Moving through the Rock Cycle: How
Rocks Change from One Type to Another
If you look back through the previous sections, you may notice that each rock type
forms from the remains of a previously existing rock. Each rock is melted and cooled,
weathered, or compressed into something new. There is no beginning or end to this rock
cycle; it just goes round and round as rocks, sediment, and magma move around the
earth's lithosphere.
In earth's early history (see Chapter 18), molten mantle rock began erupting to the sur-
face, forming the earliest surface rocks. On the surface, these rocks were subjected to
weathering. The sediments formed by weathering were deposited in oceans, creating
the first sedimentary rocks. These rocks on the ocean floor were then subducted back
beneath the surface and exposed to the heat and pressure that creates metamorphic
rocks, eventually perhaps being heated enough to melt back into magma. The cycle
seems straightforward, but it's not.
Figure 7-17 illustrates the major components of the rock cycle: the rock types and the
processes that transform rocks from one type to another.
The rock cycle combines all the processes that create, transform, and destroy
the different rock types and shows you how the earth materials that compose
these rocks are constantly transitioning from one type to the next.
At each stage of the rock cycle, any rock has multiple paths it may take.
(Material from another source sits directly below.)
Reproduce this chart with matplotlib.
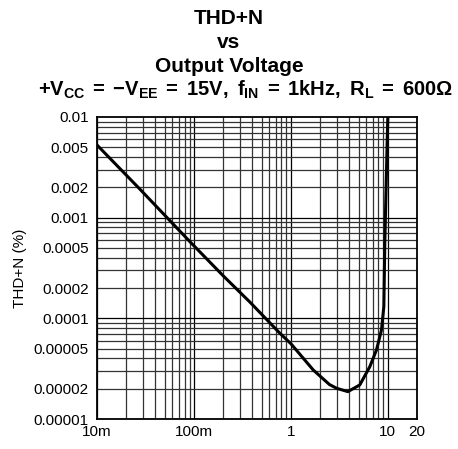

For example, a
sedimentary rock may be buried, compressed, and transformed into a metamorphic
rock; or weathered into sediments; or buried deep in the crust where it is heated and
melted into magma and then erupted onto the surface as an igneous rock. As Figure 7-17
illustrates, there are shortcuts in the cycle, and how a rock is transformed depends on
where it is on the planet and what forces are acting on it.